▶ WHAT NEEDS TO BE DONE
Take the listing from its first line through the line that contains "const takeoffCoatedRad = [7.04, 6.40, 6.10];" and please retype those lines exactly, leaving out the pictures.

— BEGIN DATA SEGMENT —

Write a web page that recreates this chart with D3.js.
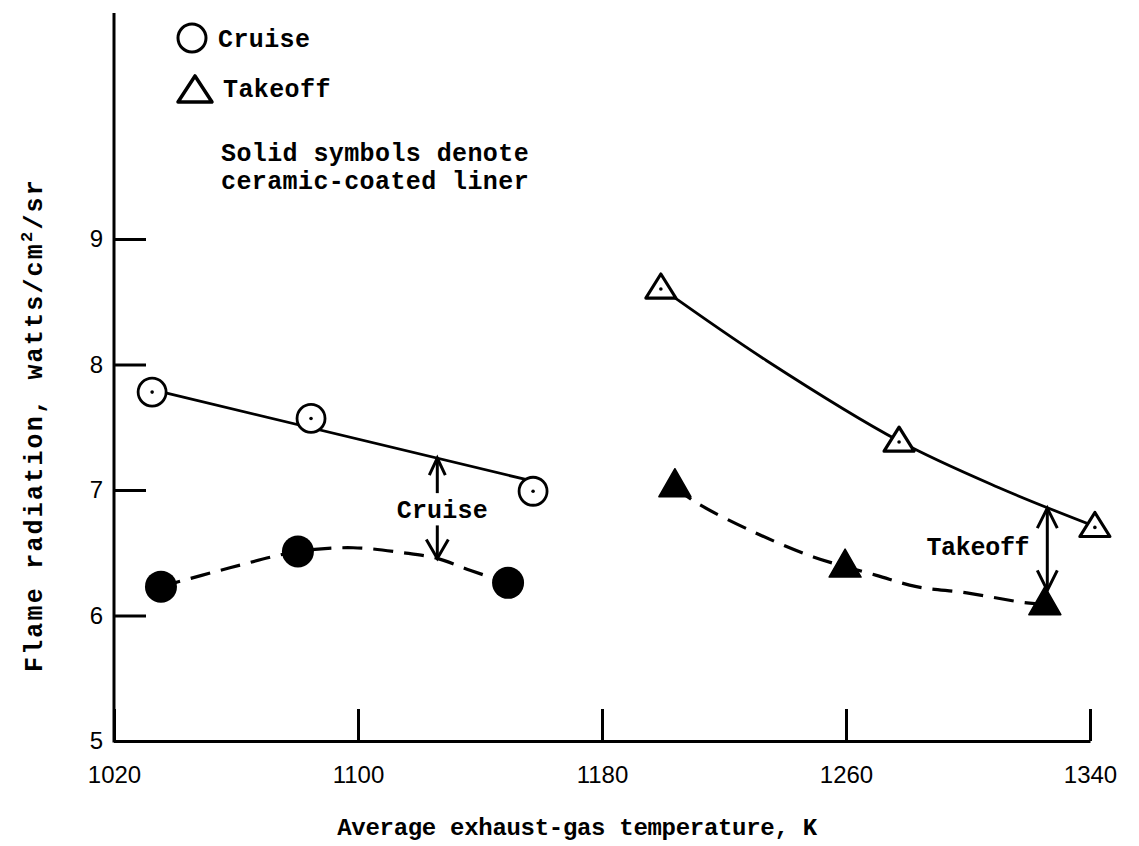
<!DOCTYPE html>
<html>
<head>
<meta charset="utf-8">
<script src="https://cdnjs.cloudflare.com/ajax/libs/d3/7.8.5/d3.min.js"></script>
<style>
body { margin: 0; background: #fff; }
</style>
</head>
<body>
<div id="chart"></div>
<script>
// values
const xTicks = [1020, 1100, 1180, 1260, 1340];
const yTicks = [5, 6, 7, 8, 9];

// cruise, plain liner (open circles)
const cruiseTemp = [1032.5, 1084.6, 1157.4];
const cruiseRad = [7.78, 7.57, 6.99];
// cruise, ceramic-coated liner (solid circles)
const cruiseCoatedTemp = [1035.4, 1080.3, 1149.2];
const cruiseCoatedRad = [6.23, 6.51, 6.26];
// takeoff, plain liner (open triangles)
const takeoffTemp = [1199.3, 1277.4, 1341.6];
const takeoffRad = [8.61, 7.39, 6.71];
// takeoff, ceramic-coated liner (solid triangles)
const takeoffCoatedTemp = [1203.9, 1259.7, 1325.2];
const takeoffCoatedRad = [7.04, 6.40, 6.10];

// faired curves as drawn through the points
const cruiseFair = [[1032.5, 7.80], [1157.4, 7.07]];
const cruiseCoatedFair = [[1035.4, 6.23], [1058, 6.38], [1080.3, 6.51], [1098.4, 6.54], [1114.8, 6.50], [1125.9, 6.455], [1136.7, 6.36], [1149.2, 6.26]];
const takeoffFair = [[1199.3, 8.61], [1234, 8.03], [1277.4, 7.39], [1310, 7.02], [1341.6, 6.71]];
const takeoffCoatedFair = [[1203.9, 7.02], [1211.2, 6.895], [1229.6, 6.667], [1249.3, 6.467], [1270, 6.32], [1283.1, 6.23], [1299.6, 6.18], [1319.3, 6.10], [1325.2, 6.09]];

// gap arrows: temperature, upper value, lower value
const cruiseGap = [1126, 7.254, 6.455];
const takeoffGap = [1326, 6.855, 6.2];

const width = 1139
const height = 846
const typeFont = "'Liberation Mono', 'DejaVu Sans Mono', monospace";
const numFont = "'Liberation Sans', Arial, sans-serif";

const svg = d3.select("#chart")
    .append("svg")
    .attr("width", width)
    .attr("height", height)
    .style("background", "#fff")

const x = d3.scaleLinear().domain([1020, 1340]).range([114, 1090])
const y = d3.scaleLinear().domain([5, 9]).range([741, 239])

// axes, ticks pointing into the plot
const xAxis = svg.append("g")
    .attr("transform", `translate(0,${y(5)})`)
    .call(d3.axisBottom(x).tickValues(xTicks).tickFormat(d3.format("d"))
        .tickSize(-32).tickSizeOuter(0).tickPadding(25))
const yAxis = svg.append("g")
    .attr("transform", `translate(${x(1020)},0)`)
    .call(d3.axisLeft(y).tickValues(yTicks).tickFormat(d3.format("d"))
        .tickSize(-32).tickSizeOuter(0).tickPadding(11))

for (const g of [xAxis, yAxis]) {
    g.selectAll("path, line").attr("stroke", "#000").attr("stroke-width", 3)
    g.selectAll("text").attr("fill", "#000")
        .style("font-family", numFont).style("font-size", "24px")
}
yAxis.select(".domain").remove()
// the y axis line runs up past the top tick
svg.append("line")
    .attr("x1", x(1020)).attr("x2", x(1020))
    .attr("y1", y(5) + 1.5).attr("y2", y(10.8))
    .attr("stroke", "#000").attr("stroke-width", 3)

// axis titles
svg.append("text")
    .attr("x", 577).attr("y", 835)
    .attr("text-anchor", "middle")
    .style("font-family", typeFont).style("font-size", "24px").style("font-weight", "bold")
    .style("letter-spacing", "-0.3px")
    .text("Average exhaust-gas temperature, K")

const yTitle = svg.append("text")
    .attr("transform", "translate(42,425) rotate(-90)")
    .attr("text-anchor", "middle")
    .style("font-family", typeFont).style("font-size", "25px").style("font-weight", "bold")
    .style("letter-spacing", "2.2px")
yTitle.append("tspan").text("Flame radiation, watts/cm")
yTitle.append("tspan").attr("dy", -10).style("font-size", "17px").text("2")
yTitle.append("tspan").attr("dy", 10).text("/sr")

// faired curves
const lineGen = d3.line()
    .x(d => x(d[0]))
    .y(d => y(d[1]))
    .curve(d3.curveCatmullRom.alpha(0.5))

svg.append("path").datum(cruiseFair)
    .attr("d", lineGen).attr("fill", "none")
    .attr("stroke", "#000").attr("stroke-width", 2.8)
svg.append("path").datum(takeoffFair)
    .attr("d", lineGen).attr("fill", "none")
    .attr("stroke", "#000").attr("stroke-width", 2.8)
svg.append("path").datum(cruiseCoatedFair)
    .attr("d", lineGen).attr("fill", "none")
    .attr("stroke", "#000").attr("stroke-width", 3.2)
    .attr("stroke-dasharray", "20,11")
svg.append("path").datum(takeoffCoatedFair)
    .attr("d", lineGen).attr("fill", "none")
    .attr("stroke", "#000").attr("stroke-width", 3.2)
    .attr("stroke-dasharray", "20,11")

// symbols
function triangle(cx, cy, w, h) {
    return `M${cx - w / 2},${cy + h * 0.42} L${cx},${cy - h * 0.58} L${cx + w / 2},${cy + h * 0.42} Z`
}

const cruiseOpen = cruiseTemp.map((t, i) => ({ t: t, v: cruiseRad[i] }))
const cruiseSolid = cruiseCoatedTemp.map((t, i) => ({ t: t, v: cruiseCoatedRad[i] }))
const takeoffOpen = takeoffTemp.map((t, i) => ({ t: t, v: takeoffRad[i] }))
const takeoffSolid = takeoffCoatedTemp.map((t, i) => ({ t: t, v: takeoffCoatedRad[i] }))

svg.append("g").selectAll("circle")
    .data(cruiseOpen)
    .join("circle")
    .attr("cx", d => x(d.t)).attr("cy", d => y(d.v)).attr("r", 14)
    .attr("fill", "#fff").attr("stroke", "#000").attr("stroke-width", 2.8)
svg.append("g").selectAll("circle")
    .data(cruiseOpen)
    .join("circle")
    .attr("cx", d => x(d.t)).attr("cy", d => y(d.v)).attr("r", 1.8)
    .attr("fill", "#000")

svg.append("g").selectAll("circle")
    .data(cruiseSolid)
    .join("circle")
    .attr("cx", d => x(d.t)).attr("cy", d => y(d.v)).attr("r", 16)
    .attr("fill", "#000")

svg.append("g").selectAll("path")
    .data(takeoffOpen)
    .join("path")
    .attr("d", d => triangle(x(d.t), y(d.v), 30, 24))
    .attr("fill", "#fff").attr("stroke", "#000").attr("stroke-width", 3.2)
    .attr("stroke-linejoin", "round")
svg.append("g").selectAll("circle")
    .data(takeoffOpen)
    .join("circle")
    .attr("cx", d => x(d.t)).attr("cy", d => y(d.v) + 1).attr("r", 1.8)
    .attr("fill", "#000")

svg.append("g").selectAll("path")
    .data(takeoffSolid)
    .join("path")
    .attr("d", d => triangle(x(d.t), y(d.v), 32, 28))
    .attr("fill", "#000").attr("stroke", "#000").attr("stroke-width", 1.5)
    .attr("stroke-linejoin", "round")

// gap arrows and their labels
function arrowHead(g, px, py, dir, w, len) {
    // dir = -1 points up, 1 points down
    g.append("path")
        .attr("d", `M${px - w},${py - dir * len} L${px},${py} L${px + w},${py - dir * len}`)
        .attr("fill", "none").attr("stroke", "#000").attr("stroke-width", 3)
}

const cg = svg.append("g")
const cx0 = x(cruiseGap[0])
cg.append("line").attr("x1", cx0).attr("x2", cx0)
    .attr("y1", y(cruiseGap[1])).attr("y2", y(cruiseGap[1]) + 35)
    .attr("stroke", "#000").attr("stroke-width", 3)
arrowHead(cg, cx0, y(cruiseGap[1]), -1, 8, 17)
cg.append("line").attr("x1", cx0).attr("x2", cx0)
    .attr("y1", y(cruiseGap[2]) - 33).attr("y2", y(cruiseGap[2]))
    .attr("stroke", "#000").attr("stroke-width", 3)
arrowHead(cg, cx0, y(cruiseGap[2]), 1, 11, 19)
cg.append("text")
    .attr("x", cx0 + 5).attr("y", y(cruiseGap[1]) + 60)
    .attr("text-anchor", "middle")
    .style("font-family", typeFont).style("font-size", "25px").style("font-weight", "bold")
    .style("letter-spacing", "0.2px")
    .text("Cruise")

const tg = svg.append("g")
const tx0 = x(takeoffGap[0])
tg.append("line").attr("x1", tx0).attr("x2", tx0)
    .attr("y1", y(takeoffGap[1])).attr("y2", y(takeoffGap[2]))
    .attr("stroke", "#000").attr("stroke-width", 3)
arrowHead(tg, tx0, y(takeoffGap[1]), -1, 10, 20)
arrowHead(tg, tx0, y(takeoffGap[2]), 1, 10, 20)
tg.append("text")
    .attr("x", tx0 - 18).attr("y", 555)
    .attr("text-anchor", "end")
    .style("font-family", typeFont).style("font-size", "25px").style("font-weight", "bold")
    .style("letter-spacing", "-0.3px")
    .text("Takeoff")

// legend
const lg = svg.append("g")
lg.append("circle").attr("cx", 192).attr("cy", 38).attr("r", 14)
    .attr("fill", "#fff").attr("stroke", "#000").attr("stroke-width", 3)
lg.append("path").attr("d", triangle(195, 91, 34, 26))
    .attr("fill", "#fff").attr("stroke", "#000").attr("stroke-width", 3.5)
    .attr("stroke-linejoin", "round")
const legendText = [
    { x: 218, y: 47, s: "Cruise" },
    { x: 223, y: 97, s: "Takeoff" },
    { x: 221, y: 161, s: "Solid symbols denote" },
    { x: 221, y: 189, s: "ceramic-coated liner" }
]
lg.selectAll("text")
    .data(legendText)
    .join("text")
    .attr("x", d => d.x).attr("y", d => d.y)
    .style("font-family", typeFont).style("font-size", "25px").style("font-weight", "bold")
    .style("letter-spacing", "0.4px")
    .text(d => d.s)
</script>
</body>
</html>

— END DATA SEGMENT —

▶ FINAL RESULT
Write a web page that recreates this chart with D3.js.
<!DOCTYPE html>
<html>
<head>
<meta charset="utf-8">
<script src="https://cdnjs.cloudflare.com/ajax/libs/d3/7.8.5/d3.min.js"></script>
<style>
body { margin: 0; background: #fff; }
</style>
</head>
<body>
<div id="chart"></div>
<script>
// values
const xTicks = [1020, 1100, 1180, 1260, 1340];
const yTicks = [5, 6, 7, 8, 9];

// cruise, plain liner (open circles)
const cruiseTemp = [1032.5, 1084.6, 1157.4];
const cruiseRad = [7.78, 7.57, 6.99];
// cruise, ceramic-coated liner (solid circles)
const cruiseCoatedTemp = [1035.4, 1080.3, 1149.2];
const cruiseCoatedRad = [6.23, 6.51, 6.26];
// takeoff, plain liner (open triangles)
const takeoffTemp = [1199.3, 1277.4, 1341.6];
const takeoffRad = [8.61, 7.39, 6.71];
// takeoff, ceramic-coated liner (solid triangles)
const takeoffCoatedTemp = [1203.9, 1259.7, 1325.2];
const takeoffCoatedRad = [7.04, 6.40, 6.10];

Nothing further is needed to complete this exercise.